Review: ‘Revolutionary Road’ on DVD
America had won World War II, becoming the first true Super Power of the 20th Century. But with it came a price and that was a desperate desire among the populace to preserve their freedom through an amazing sense of conformity. Being different was seen as being un-American and you were likely to be accused of being a Communist, which had replaced being a Nazi as the vilest kind of person.
The spread of television and the broadcaster’s desire to present a harmonious vision of an ideal lifestyle led to a sameness from coast to coast that the country had never experienced before. Nor had the country really seen the rise of suburbia as people commuted by the tens of thousands to jobs in the nearby city, which also had it s affect on society.

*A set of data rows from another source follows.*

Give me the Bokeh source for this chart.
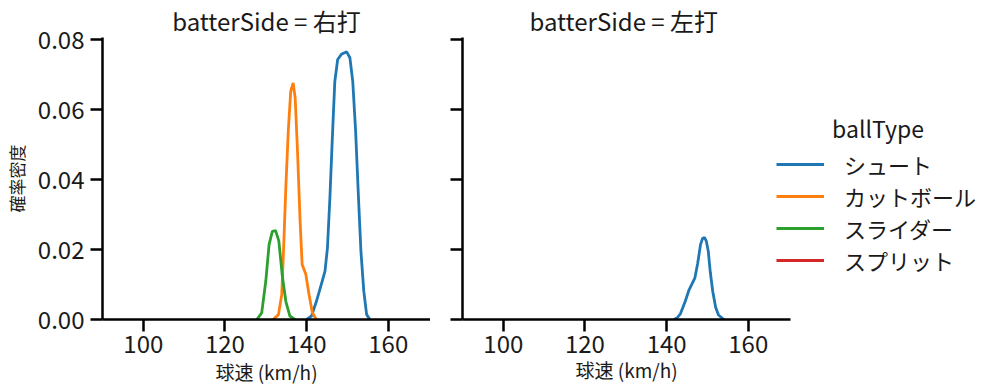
from bokeh.plotting import figure
from bokeh.layouts import row
from bokeh.models import (Range1d, Legend, LegendItem, Label, FixedTicker, Title,
                          NumeralTickFormatter, CustomJSTickFormatter)
from bokeh.embed import file_html
from bokeh.resources import INLINE

FONT = "Noto Sans CJK JP"

ball_types = ["シュート", "カットボール", "スライダー", "スプリット"]
colors = ["#1f77b4", "#ff7f0e", "#2ca02c", "#d62728"]
panel_titles = ["batterSide = 右打", "batterSide = 左打"]
x_label = "球速 (km/h)"
y_label = "確率密度"
legend_title = "ballType"
x_ticks = [100, 120, 140, 160]
y_ticks = [0.0, 0.02, 0.04, 0.06, 0.08]

# 右打 panel
r_shoot_x = [140.0, 141.2, 142.4, 143.7, 144.5, 145.1, 145.7, 146.3, 146.9, 147.6, 148.6, 149.8,
             150.6, 151.3, 152.0, 152.7, 153.3, 154.0, 154.7, 155.5]
r_shoot_y = [0.0, 0.001, 0.0052, 0.0105, 0.0138, 0.0205, 0.0348, 0.052, 0.068, 0.0743, 0.0759, 0.0765,
             0.0748, 0.068, 0.0538, 0.0348, 0.0195, 0.0081, 0.0014, 0.0]
r_cut_x = [131.8, 133.1, 133.9, 134.4, 134.9, 135.5, 136.1, 136.7, 137.2, 137.8, 138.4, 138.9,
           139.8, 140.6, 141.4, 142.4]
r_cut_y = [0.0, 0.0014, 0.0071, 0.0214, 0.0376, 0.0538, 0.0652, 0.0676, 0.0633, 0.0471, 0.0281, 0.0157,
           0.0129, 0.0071, 0.0019, 0.0]
r_slider_x = [127.8, 129.0, 130.0, 130.8, 131.6, 132.4, 133.2, 134.0, 134.9, 135.9, 137.1]
r_slider_y = [0.0, 0.0019, 0.011, 0.0214, 0.0252, 0.0254, 0.0224, 0.0129, 0.0052, 0.001, 0.0]

# 左打 panel
l_shoot_x = [141.8, 142.6, 143.4, 144.5, 145.5, 146.9, 147.6, 148.3, 148.8, 149.3, 149.7, 150.2,
             150.7, 151.3, 152.0, 152.7, 154.0]
l_shoot_y = [0.0, 0.0005, 0.0017, 0.005, 0.0085, 0.0118, 0.016, 0.0214, 0.0232, 0.0234, 0.0225, 0.0195,
             0.0135, 0.008, 0.0035, 0.0013, 0.0]

X_MIN, X_MAX = 90.0, 170.34
PANEL_W = 328
PX_PER_UNIT = PANEL_W / (X_MAX - X_MIN)


def style_axis(ax, label_size):
    ax.axis_line_width = 2.5
    ax.axis_line_color = "black"
    ax.major_tick_line_width = 2.5
    ax.major_tick_line_color = "black"
    ax.major_tick_out = 12
    ax.major_tick_in = 0
    ax.minor_tick_out = 0
    ax.minor_tick_in = 0
    ax.major_label_text_font = FONT
    ax.major_label_text_font_size = "24px"
    ax.major_label_text_color = "#1a1a1a"
    ax.axis_label_text_font = FONT
    ax.axis_label_text_font_size = label_size
    ax.axis_label_text_font_style = "normal"
    ax.axis_label_text_color = "#1a1a1a"


def make_fig(left_border, frame_width):
    x_end = X_MIN + frame_width / PX_PER_UNIT
    p = figure(frame_width=frame_width, frame_height=282,
               x_range=Range1d(X_MIN, x_end), y_range=Range1d(0, 0.0806),
               output_backend="svg", toolbar_location=None,
               min_border_left=left_border, min_border_right=0,
               min_border_top=28, min_border_bottom=65)
    p.outline_line_color = None
    p.xgrid.visible = False
    p.ygrid.visible = False
    p.background_fill_color = "white"
    p.border_fill_color = "white"
    style_axis(p.xaxis[0], "19px")
    style_axis(p.yaxis[0], "17px")
    p.xaxis.ticker = FixedTicker(ticks=x_ticks)
    p.xaxis.bounds = (X_MIN, X_MAX)
    p.yaxis.ticker = FixedTicker(ticks=y_ticks)
    p.xaxis.major_label_standoff = 3
    p.xaxis.axis_label_standoff = 2
    return p


def title_style(t, size):
    t.text_font = FONT
    t.text_font_size = size
    t.text_font_style = "normal"
    t.text_color = "#1a1a1a"


# left panel
p1 = make_fig(92, PANEL_W)
p1.title.text = panel_titles[0]
p1.title.align = "center"
p1.title.standoff = 0
p1.title.text_line_height = 0.85
title_style(p1.title, "24px")
p1.xaxis.axis_label = x_label
p1.yaxis.formatter = NumeralTickFormatter(format="0.00")
p1.yaxis.axis_label = y_label
p1.yaxis.major_label_standoff = 6
p1.yaxis.axis_label_standoff = 6
p1.line(r_shoot_x, r_shoot_y, line_color=colors[0], line_width=2.8)
p1.line(r_cut_x, r_cut_y, line_color=colors[1], line_width=2.8)
p1.line(r_slider_x, r_slider_y, line_color=colors[2], line_width=2.8)

# right panel (frame widened to host the legend; axis line bounded to the data range)
p2 = make_fig(32, 528)
p2.title.text = panel_titles[1]
p2.title.align = "left"
p2.title.offset = 67
p2.title.standoff = 0
p2.title.text_line_height = 0.85
title_style(p2.title, "24px")
p2.yaxis.formatter = CustomJSTickFormatter(code="return '';")
p2.yaxis.major_label_standoff = 0
xt = Title(text=x_label, align="left", offset=113, standoff=0,
           vertical_align="top", text_line_height=0.9)
title_style(xt, "19px")
p2.add_layout(xt, "below")

nan = float("nan")
rs = [p2.line(l_shoot_x, l_shoot_y, line_color=colors[0], line_width=2.8)]
for c in colors[1:]:
    rs.append(p2.line([nan, nan], [nan, nan], line_color=c, line_width=2.8))

legend = Legend(items=[LegendItem(label=lab, renderers=[r]) for lab, r in zip(ball_types, rs)],
                location=(314, 43), orientation="vertical",
                padding=0, margin=0, spacing=0,
                glyph_width=48, glyph_height=30, label_height=30,
                label_standoff=20,
                label_text_font=FONT, label_text_font_size="22px",
                label_text_color="#1a1a1a",
                border_line_color=None, background_fill_alpha=0)
p2.add_layout(legend, "center")

p2.add_layout(Label(x=X_MIN + (876 - 460.5) / PX_PER_UNIT, y=0.0546, text=legend_title,
                    text_align="center", text_baseline="middle", text_font=FONT,
                    text_font_size="23px", text_color="#1a1a1a"))

layout = row(p1, p2)
open("out.html", "w").write(file_html(layout, INLINE))
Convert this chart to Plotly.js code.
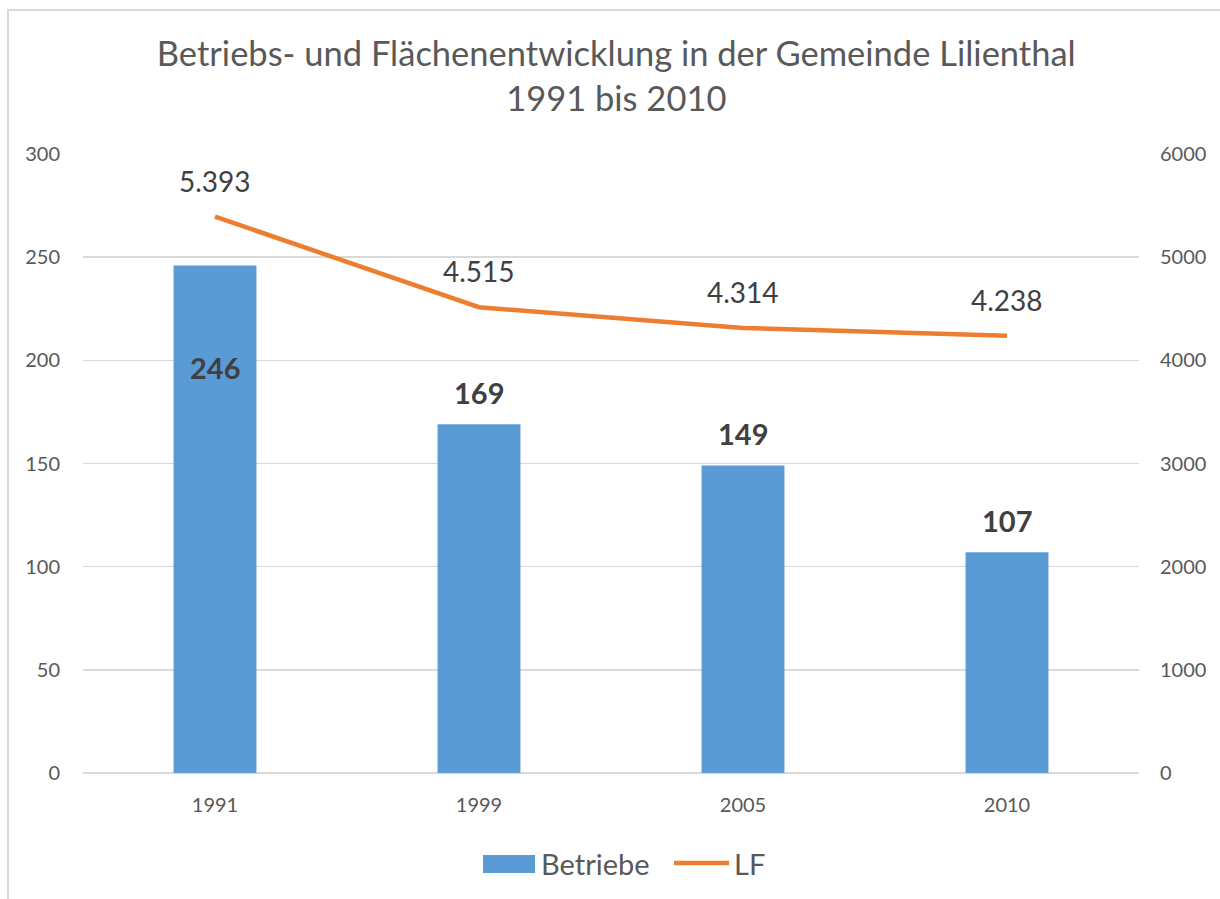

Against all of this, Richard Yates wrote the 1961 novel Revolutionary Road that was the first work of fiction to examine the cost this conformity exact from the soul of the individual and society as a while. The acclaimed work had resisted being adapted into film until Kate Winslet campaigned for nearly four years to get the film made by her husband, director Sam Mendes.
The resulting production, coming out Tuesday on DVD, quickly became a critics’ darling, garnering three Academy Award nominations and four Golden Globe nominations. Starring Winslet and Leonardo DiCaprio, it told of the Wheelers and the day they woke up to declare they didn’t want to be trapped by the conformity that was suffocating them.
By 1955, they were married with two children, living in Connecticut while Frank commuted to Manhattan to work at the same business machine firm as his father while April felt suffocated in her perky home. She seized on the notion they should follow Frank’s youthful dream of living in Paris so he could figure out what he really wanted to do with his life. She had the then-radical notion of working to support him while he figured it out and her fervor was such that he initially signed on. As the summer progressed, you could watch his cold feet developing as he turned 30 and appeared to lack the courage to act.
The film does a nice job of showing Frank’s isolation despite being surrounded by an army of men in their gray flannel suits contrasted with April’s loneliness in the house. You see them fiercely trying to maintain their marriage while they each drifted in different directions. When April revealed her pregnancy, it became the moment they seemed to permanently part.
The film nicely realizes 1950s suburbia, from the kinds of appetizers served to company, to the uniformity of business attire in the office. What it fails to do is show them in the greater context of their life. The two children are mere decorations with neither parent apparently having any relationship with them. April seems to have a mere two friends despite her participation, no doubt with the children’s peers and their parents. There’s no real sense of their social circle; instead, we’re told they were a special couple but we’re never shown what that means.
As a result, we’re told a lot but not shown enough to understand how they came together and then violently pulled apart. The dialogue is well done by Justin Haythe and delivered by top performers but ultimately, I’m left with an incomplete portrait. The stars are ably supported with the familiar likes of Jay O. Sanders, Dylan Baker, and Kathy Bates.
Nearly stealing the film out from under them is Michael Shannon’s performance as John Givings, a mentally disturbed adult who acts as the vocal conscience for April and Frank. The madman is the only one to see the hypocrisy of their world which is a metaphor that could have been explored further.
The film needed more to win me over but it’s a riveting drama despite its flaws. The DVD comes complete with a handful of deleted scenes, some of which expanded on the themes but reveal nothing new. The 30 minute Making Of featurette gives lip service to the themes but spends a lot of time on the costuming and set design, all of which contributed to the feeling of isolation.
There’s never a hint that while the couple battled the world they made for themselves, there were others slowly evolving beyond the constraints of the expected. Rock and Roll, the Beat Generation, and the civil rights movement were all bubbling to the surface at the time of the film, and the destination from [[[Revolutionary Road]]] could have been found had they worked together to find it.